Auch die absolute Allmacht wird nicht untersucht, obwohl auch diese, konsequent zu Ende gedacht, problematisch ist (vgl. etwa Jonas 1987: 33–36). Im Gegensatz zu den folgenden Aspekten wurde sie bereits vielfach problematisiert.

Dennoch werden in erster Linie christliche Quellen herangezogen; das ändert nichts an der Gültigkeit der Argumentation für die jüdische und islamische Theologie.

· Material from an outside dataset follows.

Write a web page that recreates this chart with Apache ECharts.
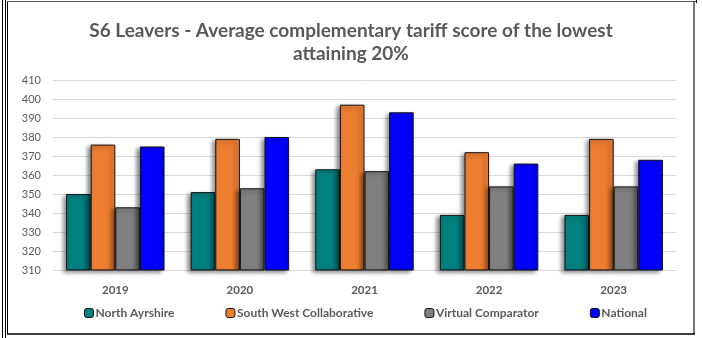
<!DOCTYPE html>
<html>
<head>
<meta charset="utf-8">
<script src="https://cdn.jsdelivr.net/npm/echarts@6/dist/echarts.min.js"></script>
<style>
  html, body { margin: 0; padding: 0; background: #fff; }
  #chart { width: 702px; height: 338px; }
</style>
</head>
<body>
<div id="chart"></div>
<script>
const years = ['2019', '2020', '2021', '2022', '2023'];
const northAyrshire = [350, 351, 363, 339, 339];
const southWest = [376, 379, 397, 372, 379];
const virtualComparator = [343, 353, 362, 354, 354];
const national = [375, 380, 393, 366, 368];
const seriesNames = ['North Ayrshire', 'South West Collaborative', 'Virtual Comparator', 'National'];
const seriesColors = ['#008080', '#ED7D31', '#808080', '#0000FF'];

const FONT = '"Lato", sans-serif';
const chart = echarts.init(document.getElementById('chart'));

function barSeries(name, data, color) {
  return {
    name: name,
    type: 'bar',
    data: data,
    barGap: '0%',
    barCategoryGap: '21%',
    itemStyle: {
      color: color,
      borderColor: '#111',
      borderWidth: 1,
      shadowColor: 'rgba(0,0,0,0.45)',
      shadowBlur: 4,
      shadowOffsetX: -3,
      shadowOffsetY: 2
    }
  };
}

chart.setOption({
  animation: false,
  title: {
    text: 'S6 Leavers - Average complementary tariff score of the lowest\nattaining 20%',
    left: 'center',
    top: 14,
    textStyle: {
      fontFamily: FONT,
      fontSize: 19,
      fontWeight: 'bold',
      color: '#595959',
      lineHeight: 23
    }
  },
  legend: {
    data: seriesNames,
    bottom: 14,
    left: 79,
    itemWidth: 9,
    itemHeight: 9,
    itemGap: 51,
    textStyle: { fontFamily: FONT, fontSize: 12, fontWeight: 'bold', color: '#595959', padding: [0, 0, 0, -3] },
    itemStyle: { borderColor: '#111', borderWidth: 1 }
  },
  grid: { left: 53, right: 26, top: 80, bottom: 68 },
  xAxis: {
    type: 'category',
    data: years,
    axisLine: { lineStyle: { color: '#d9d9d9' } },
    axisTick: { show: false },
    axisLabel: { fontFamily: FONT, fontSize: 11.5, fontWeight: 'bold', color: '#595959', margin: 14 }
  },
  yAxis: {
    type: 'value',
    min: 310,
    max: 410,
    interval: 10,
    axisLine: { show: false },
    axisTick: { show: false },
    axisLabel: { fontFamily: FONT, fontSize: 11, color: '#595959', margin: 12, align: 'right' },
    splitLine: { lineStyle: { color: '#d9d9d9' } }
  },
  series: [
    barSeries(seriesNames[0], northAyrshire, seriesColors[0]),
    barSeries(seriesNames[1], southWest, seriesColors[1]),
    barSeries(seriesNames[2], virtualComparator, seriesColors[2]),
    barSeries(seriesNames[3], national, seriesColors[3])
  ],
  graphic: [
    { type: 'line', shape: { x1: 2.5, y1: 0, x2: 2.5, y2: 338 }, style: { stroke: '#000', lineWidth: 1 } },
    { type: 'line', shape: { x1: 5.5, y1: 0, x2: 5.5, y2: 338 }, style: { stroke: '#000', lineWidth: 1 } },
    { type: 'line', shape: { x1: 7.5, y1: 2, x2: 7.5, y2: 334 }, style: { stroke: '#000', lineWidth: 1 } },
    { type: 'line', shape: { x1: 7, y1: 1.5, x2: 697, y2: 1.5 }, style: { stroke: '#555', lineWidth: 1 } },
    { type: 'line', shape: { x1: 696.5, y1: 0, x2: 696.5, y2: 3 }, style: { stroke: '#000', lineWidth: 1 } },
    { type: 'line', shape: { x1: 694, y1: 2, x2: 694, y2: 334 }, style: { stroke: '#777', lineWidth: 2 } },
    { type: 'line', shape: { x1: 7, y1: 334, x2: 695, y2: 334 }, style: { stroke: '#000', lineWidth: 1.5 } }
  ]
});
</script>
</body>
</html>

[3] Es sei darauf hingewiesen, dass der hier beschriebene Unterschied zwischen Mensch und Gott nicht quantitativer, sondern qualitativer Art ist.

[4] Mehr als auf jeden anderen Denker „in der Geschichte der Philosophie“ wurden auf diesen darum „Beschimpfungen gehäuft“ (Weischedel 1980: 158).

[5] Der hier beschriebene Unterschied zwischen Gott und Mensch bzw. göttlichem und menschlichem Geist ist rein quantitativ.

[6] Der Deismus ist eine philosophische Variante des Theismus, die göttliche Eingriffe nach der Schöpfung („Wunder“) und eine göttliche Offenbarung bestreitet (vgl. Brugger 1992: 57).